Transcribe the data that follows precisely, omitting nothing.
+++ Recorded information +++
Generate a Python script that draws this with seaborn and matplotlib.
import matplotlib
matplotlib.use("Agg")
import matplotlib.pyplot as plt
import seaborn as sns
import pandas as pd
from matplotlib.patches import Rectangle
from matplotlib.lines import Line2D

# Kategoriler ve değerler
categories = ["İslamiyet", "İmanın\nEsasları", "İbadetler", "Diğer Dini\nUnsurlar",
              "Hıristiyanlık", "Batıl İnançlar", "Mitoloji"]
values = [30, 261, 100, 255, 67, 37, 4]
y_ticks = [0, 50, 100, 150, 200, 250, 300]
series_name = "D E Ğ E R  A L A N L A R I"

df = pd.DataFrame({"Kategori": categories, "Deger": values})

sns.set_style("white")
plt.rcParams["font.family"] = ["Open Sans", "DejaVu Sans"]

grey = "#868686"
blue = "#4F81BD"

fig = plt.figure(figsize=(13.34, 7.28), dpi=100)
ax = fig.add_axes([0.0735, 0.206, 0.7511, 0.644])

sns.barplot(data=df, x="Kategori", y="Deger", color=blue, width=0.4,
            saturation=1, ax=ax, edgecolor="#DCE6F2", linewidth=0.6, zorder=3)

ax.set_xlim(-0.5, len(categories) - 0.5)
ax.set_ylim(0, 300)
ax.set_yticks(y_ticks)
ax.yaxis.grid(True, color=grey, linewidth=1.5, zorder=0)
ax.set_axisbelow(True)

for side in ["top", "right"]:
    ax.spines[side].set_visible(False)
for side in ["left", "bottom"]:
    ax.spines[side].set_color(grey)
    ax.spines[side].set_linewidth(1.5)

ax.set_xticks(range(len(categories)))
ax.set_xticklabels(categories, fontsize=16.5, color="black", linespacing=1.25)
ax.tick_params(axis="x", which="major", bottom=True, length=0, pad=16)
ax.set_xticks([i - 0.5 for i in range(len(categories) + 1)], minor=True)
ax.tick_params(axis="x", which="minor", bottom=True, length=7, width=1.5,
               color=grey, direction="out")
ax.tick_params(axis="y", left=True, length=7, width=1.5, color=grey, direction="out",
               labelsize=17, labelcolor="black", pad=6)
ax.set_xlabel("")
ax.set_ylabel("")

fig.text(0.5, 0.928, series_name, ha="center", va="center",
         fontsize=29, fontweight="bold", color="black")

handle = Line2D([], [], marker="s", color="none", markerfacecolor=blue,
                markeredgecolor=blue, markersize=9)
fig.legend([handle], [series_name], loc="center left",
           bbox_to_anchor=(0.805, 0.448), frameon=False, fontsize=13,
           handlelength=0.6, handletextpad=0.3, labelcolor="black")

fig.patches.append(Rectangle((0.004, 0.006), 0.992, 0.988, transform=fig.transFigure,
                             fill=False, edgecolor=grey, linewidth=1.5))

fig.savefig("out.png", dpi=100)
+++
**Solution for this problem:**
Generate a Python script that draws this with seaborn and matplotlib.
import matplotlib
matplotlib.use("Agg")
import matplotlib.pyplot as plt
import seaborn as sns
import pandas as pd
from matplotlib.patches import Rectangle
from matplotlib.lines import Line2D

# Kategoriler ve değerler
categories = ["İslamiyet", "İmanın\nEsasları", "İbadetler", "Diğer Dini\nUnsurlar",
              "Hıristiyanlık", "Batıl İnançlar", "Mitoloji"]
values = [30, 261, 100, 255, 67, 37, 4]
y_ticks = [0, 50, 100, 150, 200, 250, 300]
series_name = "D E Ğ E R  A L A N L A R I"

df = pd.DataFrame({"Kategori": categories, "Deger": values})

sns.set_style("white")
plt.rcParams["font.family"] = ["Open Sans", "DejaVu Sans"]

grey = "#868686"
blue = "#4F81BD"

fig = plt.figure(figsize=(13.34, 7.28), dpi=100)
ax = fig.add_axes([0.0735, 0.206, 0.7511, 0.644])

sns.barplot(data=df, x="Kategori", y="Deger", color=blue, width=0.4,
            saturation=1, ax=ax, edgecolor="#DCE6F2", linewidth=0.6, zorder=3)

ax.set_xlim(-0.5, len(categories) - 0.5)
ax.set_ylim(0, 300)
ax.set_yticks(y_ticks)
ax.yaxis.grid(True, color=grey, linewidth=1.5, zorder=0)
ax.set_axisbelow(True)

for side in ["top", "right"]:
    ax.spines[side].set_visible(False)
for side in ["left", "bottom"]:
    ax.spines[side].set_color(grey)
    ax.spines[side].set_linewidth(1.5)

ax.set_xticks(range(len(categories)))
ax.set_xticklabels(categories, fontsize=16.5, color="black", linespacing=1.25)
ax.tick_params(axis="x", which="major", bottom=True, length=0, pad=16)
ax.set_xticks([i - 0.5 for i in range(len(categories) + 1)], minor=True)
ax.tick_params(axis="x", which="minor", bottom=True, length=7, width=1.5,
               color=grey, direction="out")
ax.tick_params(axis="y", left=True, length=7, width=1.5, color=grey, direction="out",
               labelsize=17, labelcolor="black", pad=6)
ax.set_xlabel("")
ax.set_ylabel("")

fig.text(0.5, 0.928, series_name, ha="center", va="center",
         fontsize=29, fontweight="bold", color="black")

handle = Line2D([], [], marker="s", color="none", markerfacecolor=blue,
                markeredgecolor=blue, markersize=9)
fig.legend([handle], [series_name], loc="center left",
           bbox_to_anchor=(0.805, 0.448), frameon=False, fontsize=13,
           handlelength=0.6, handletextpad=0.3, labelcolor="black")

fig.patches.append(Rectangle((0.004, 0.006), 0.992, 0.988, transform=fig.transFigure,
                             fill=False, edgecolor=grey, linewidth=1.5))

fig.savefig("out.png", dpi=100)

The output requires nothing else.